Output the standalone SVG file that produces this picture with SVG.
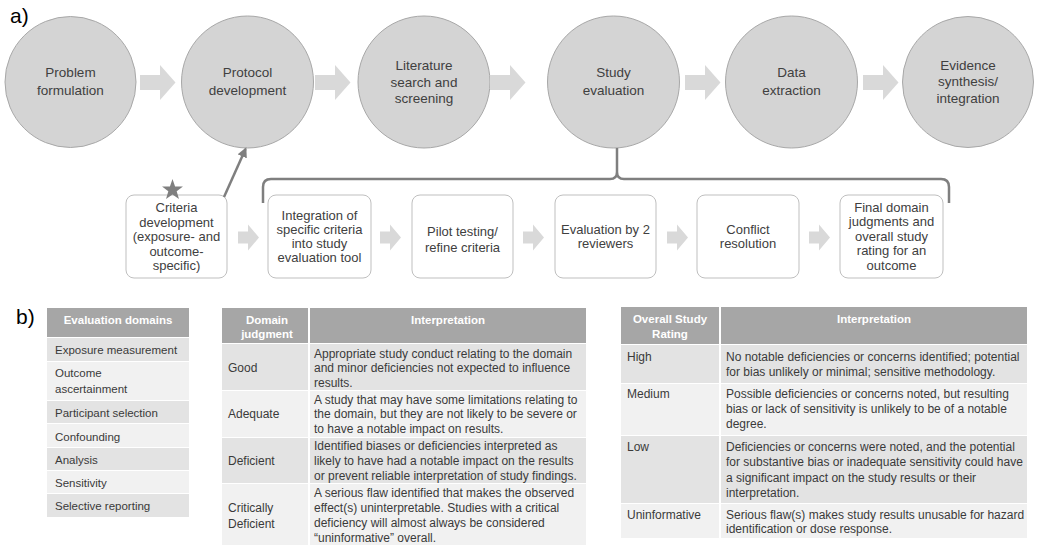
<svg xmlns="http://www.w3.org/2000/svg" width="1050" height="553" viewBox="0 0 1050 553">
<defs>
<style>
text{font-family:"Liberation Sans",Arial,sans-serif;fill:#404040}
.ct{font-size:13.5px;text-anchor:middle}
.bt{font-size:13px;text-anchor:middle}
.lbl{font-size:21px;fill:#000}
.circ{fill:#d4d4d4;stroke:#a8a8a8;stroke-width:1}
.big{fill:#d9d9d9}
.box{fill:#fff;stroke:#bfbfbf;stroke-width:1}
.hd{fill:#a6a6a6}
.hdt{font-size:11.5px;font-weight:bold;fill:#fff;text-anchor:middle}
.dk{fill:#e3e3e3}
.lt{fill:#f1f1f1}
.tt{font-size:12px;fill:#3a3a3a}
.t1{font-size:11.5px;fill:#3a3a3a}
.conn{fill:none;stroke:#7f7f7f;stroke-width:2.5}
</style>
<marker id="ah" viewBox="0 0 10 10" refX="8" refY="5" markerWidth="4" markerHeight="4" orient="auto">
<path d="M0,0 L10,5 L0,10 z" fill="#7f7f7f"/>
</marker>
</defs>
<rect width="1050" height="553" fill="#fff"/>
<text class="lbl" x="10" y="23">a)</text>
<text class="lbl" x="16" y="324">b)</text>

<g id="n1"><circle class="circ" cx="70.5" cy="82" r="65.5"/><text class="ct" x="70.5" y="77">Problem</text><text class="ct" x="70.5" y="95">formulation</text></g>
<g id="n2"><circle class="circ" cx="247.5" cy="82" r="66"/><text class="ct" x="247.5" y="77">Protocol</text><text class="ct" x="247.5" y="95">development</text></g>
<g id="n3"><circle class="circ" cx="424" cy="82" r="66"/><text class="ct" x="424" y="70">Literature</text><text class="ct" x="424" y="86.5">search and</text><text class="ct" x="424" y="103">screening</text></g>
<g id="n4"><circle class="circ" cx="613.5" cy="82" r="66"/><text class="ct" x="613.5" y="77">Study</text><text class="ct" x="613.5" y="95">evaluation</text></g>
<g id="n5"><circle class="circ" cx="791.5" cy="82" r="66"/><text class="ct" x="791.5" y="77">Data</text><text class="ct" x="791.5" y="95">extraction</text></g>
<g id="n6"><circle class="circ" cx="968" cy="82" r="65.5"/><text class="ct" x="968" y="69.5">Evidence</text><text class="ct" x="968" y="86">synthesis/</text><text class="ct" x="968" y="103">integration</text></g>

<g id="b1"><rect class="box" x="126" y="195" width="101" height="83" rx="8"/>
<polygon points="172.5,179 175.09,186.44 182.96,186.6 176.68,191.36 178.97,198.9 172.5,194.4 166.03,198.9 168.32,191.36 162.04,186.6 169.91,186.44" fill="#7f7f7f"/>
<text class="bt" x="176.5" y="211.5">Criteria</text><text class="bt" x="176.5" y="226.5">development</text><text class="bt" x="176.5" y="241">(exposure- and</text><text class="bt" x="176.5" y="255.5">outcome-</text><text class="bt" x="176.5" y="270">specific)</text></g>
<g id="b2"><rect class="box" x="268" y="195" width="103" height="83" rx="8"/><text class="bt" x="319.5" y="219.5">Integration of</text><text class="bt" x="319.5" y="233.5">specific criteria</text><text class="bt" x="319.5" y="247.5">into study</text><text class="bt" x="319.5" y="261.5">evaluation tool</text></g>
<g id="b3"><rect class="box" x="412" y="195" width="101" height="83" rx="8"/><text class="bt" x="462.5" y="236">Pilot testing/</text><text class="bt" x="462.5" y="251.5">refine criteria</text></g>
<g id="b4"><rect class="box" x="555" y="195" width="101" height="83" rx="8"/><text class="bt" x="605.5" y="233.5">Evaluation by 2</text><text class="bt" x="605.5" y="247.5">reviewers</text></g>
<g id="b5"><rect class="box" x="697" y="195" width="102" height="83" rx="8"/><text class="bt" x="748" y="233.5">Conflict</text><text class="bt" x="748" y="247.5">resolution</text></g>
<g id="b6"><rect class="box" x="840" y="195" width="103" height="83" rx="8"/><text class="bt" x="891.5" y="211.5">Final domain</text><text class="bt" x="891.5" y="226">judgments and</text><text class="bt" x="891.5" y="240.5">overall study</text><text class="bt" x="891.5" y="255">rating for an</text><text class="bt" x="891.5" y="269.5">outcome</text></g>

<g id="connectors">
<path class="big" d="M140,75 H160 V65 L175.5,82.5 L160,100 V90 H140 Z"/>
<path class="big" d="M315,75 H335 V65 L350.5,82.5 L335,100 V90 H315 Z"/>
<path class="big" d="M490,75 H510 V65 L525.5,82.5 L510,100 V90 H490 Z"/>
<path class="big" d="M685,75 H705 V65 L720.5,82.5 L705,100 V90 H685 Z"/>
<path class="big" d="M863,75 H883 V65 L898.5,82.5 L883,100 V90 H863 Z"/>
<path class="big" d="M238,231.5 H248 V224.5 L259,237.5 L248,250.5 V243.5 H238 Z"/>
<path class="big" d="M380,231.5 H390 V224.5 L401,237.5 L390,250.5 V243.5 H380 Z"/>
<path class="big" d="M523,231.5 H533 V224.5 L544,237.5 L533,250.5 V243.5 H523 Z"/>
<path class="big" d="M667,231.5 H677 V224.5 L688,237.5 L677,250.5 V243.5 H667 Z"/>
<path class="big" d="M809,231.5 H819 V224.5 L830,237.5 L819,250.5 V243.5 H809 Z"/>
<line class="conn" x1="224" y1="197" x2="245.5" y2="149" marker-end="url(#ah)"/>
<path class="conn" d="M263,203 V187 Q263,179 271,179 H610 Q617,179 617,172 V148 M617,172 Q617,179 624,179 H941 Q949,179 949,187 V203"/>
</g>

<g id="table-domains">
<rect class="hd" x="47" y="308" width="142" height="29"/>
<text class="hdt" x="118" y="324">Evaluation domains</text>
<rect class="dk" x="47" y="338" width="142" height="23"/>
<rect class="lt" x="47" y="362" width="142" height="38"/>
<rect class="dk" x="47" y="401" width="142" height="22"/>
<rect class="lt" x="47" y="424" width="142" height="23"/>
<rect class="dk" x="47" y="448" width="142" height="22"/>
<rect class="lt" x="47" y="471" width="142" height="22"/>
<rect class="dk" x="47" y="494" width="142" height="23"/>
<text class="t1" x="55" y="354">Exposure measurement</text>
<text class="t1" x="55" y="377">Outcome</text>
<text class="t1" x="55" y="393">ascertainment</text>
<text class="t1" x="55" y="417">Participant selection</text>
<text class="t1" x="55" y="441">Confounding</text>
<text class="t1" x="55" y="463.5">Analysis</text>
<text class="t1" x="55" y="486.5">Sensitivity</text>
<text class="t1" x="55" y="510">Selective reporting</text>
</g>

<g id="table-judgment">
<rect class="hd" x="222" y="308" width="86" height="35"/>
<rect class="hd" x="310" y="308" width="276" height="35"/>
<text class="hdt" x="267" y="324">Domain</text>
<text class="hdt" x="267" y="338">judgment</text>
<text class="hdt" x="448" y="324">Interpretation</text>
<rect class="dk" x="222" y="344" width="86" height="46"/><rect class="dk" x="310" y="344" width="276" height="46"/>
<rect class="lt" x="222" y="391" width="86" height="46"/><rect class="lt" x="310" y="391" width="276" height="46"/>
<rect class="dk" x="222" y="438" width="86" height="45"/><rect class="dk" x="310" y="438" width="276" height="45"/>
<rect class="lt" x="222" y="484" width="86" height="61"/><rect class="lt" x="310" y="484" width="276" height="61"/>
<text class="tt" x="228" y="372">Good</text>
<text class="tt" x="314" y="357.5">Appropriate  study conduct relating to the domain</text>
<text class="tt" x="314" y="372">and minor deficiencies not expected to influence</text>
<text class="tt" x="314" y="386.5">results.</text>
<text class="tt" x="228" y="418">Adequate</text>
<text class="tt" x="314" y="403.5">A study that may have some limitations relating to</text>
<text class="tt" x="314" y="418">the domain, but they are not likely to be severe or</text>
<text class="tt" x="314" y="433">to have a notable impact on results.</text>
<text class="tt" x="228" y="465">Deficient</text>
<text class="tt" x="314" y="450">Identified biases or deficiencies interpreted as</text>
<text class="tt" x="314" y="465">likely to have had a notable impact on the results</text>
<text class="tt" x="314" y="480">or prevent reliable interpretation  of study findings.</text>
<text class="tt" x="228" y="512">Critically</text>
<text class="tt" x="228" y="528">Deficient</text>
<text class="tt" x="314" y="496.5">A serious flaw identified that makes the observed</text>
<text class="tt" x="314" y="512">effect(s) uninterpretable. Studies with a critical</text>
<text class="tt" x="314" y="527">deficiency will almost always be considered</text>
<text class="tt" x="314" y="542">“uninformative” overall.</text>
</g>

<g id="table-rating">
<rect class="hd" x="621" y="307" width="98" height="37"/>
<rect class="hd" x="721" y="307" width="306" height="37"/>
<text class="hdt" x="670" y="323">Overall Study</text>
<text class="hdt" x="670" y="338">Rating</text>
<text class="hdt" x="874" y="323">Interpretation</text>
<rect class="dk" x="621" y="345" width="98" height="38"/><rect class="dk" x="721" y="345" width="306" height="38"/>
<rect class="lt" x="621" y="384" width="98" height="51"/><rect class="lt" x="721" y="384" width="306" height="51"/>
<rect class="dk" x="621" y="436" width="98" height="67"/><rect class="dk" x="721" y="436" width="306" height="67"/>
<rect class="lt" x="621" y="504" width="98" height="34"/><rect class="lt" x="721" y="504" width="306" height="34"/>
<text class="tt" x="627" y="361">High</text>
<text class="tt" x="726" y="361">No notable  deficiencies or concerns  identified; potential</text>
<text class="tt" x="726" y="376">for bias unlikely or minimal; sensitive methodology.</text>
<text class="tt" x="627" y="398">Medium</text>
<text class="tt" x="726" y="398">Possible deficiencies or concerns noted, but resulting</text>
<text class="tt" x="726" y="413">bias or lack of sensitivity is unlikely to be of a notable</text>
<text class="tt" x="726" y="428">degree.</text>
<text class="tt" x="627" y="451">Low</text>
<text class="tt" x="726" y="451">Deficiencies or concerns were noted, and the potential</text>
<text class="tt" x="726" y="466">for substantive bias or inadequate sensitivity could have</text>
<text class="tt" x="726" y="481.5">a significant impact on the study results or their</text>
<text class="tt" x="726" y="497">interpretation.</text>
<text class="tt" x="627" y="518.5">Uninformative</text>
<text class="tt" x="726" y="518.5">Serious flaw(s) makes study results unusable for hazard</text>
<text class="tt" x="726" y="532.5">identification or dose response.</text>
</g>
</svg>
* * *
EXERCISE:
Pick each line holding the word "with" out of the data and copy it.

RESULT OF THE EXERCISE:
Output the standalone SVG file that produces this picture with SVG.
<text class="tt" x="314" y="512">effect(s) uninterpretable. Studies with a critical</text>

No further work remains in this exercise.